--- COLLECTED MATERIAL ---

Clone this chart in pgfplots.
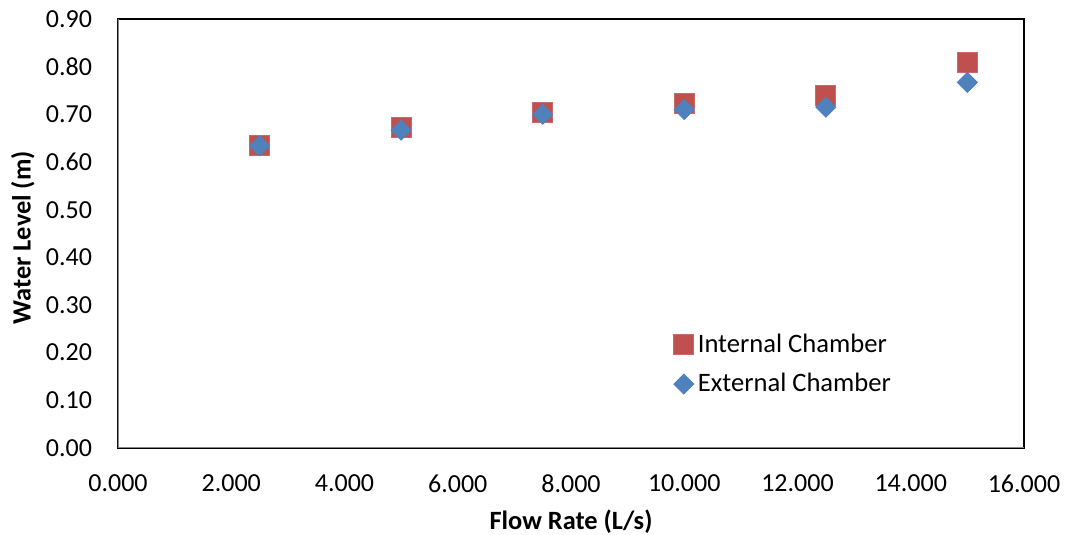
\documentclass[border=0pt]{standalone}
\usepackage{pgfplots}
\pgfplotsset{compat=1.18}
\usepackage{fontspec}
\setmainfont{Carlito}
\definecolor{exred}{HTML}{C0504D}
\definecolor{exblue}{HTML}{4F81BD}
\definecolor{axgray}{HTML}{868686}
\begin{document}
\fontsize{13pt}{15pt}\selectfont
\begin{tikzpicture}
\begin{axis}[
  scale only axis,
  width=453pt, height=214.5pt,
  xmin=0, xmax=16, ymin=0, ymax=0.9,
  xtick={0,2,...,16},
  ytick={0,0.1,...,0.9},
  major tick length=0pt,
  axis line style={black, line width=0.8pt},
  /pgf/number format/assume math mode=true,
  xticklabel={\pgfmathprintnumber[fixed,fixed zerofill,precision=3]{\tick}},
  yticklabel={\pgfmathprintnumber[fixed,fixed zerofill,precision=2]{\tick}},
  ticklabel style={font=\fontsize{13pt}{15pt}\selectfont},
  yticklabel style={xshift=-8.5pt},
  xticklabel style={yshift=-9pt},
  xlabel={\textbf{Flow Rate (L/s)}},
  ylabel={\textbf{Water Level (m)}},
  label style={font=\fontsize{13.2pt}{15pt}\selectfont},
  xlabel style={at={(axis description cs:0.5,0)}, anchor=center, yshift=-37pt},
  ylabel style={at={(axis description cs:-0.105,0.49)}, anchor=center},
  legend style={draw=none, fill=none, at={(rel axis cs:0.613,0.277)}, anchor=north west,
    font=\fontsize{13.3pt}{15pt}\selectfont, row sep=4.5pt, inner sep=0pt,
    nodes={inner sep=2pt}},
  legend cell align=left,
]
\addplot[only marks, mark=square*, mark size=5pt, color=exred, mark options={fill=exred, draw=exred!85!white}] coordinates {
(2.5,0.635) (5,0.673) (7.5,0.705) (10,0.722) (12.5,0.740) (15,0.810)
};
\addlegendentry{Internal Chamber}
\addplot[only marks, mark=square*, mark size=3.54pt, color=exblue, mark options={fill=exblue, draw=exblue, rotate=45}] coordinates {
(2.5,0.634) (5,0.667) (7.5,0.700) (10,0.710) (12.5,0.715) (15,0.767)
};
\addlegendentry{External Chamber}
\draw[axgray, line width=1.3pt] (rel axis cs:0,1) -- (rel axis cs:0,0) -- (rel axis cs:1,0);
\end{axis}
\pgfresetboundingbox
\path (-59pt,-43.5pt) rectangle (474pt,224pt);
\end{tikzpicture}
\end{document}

--- TASK BRIEF ---
Repeat the material above word for word, please, apart from its images.

--- TASK RESULT ---
Clone this chart in pgfplots.
\documentclass[border=0pt]{standalone}
\usepackage{pgfplots}
\pgfplotsset{compat=1.18}
\usepackage{fontspec}
\setmainfont{Carlito}
\definecolor{exred}{HTML}{C0504D}
\definecolor{exblue}{HTML}{4F81BD}
\definecolor{axgray}{HTML}{868686}
\begin{document}
\fontsize{13pt}{15pt}\selectfont
\begin{tikzpicture}
\begin{axis}[
  scale only axis,
  width=453pt, height=214.5pt,
  xmin=0, xmax=16, ymin=0, ymax=0.9,
  xtick={0,2,...,16},
  ytick={0,0.1,...,0.9},
  major tick length=0pt,
  axis line style={black, line width=0.8pt},
  /pgf/number format/assume math mode=true,
  xticklabel={\pgfmathprintnumber[fixed,fixed zerofill,precision=3]{\tick}},
  yticklabel={\pgfmathprintnumber[fixed,fixed zerofill,precision=2]{\tick}},
  ticklabel style={font=\fontsize{13pt}{15pt}\selectfont},
  yticklabel style={xshift=-8.5pt},
  xticklabel style={yshift=-9pt},
  xlabel={\textbf{Flow Rate (L/s)}},
  ylabel={\textbf{Water Level (m)}},
  label style={font=\fontsize{13.2pt}{15pt}\selectfont},
  xlabel style={at={(axis description cs:0.5,0)}, anchor=center, yshift=-37pt},
  ylabel style={at={(axis description cs:-0.105,0.49)}, anchor=center},
  legend style={draw=none, fill=none, at={(rel axis cs:0.613,0.277)}, anchor=north west,
    font=\fontsize{13.3pt}{15pt}\selectfont, row sep=4.5pt, inner sep=0pt,
    nodes={inner sep=2pt}},
  legend cell align=left,
]
\addplot[only marks, mark=square*, mark size=5pt, color=exred, mark options={fill=exred, draw=exred!85!white}] coordinates {
(2.5,0.635) (5,0.673) (7.5,0.705) (10,0.722) (12.5,0.740) (15,0.810)
};
\addlegendentry{Internal Chamber}
\addplot[only marks, mark=square*, mark size=3.54pt, color=exblue, mark options={fill=exblue, draw=exblue, rotate=45}] coordinates {
(2.5,0.634) (5,0.667) (7.5,0.700) (10,0.710) (12.5,0.715) (15,0.767)
};
\addlegendentry{External Chamber}
\draw[axgray, line width=1.3pt] (rel axis cs:0,1) -- (rel axis cs:0,0) -- (rel axis cs:1,0);
\end{axis}
\pgfresetboundingbox
\path (-59pt,-43.5pt) rectangle (474pt,224pt);
\end{tikzpicture}
\end{document}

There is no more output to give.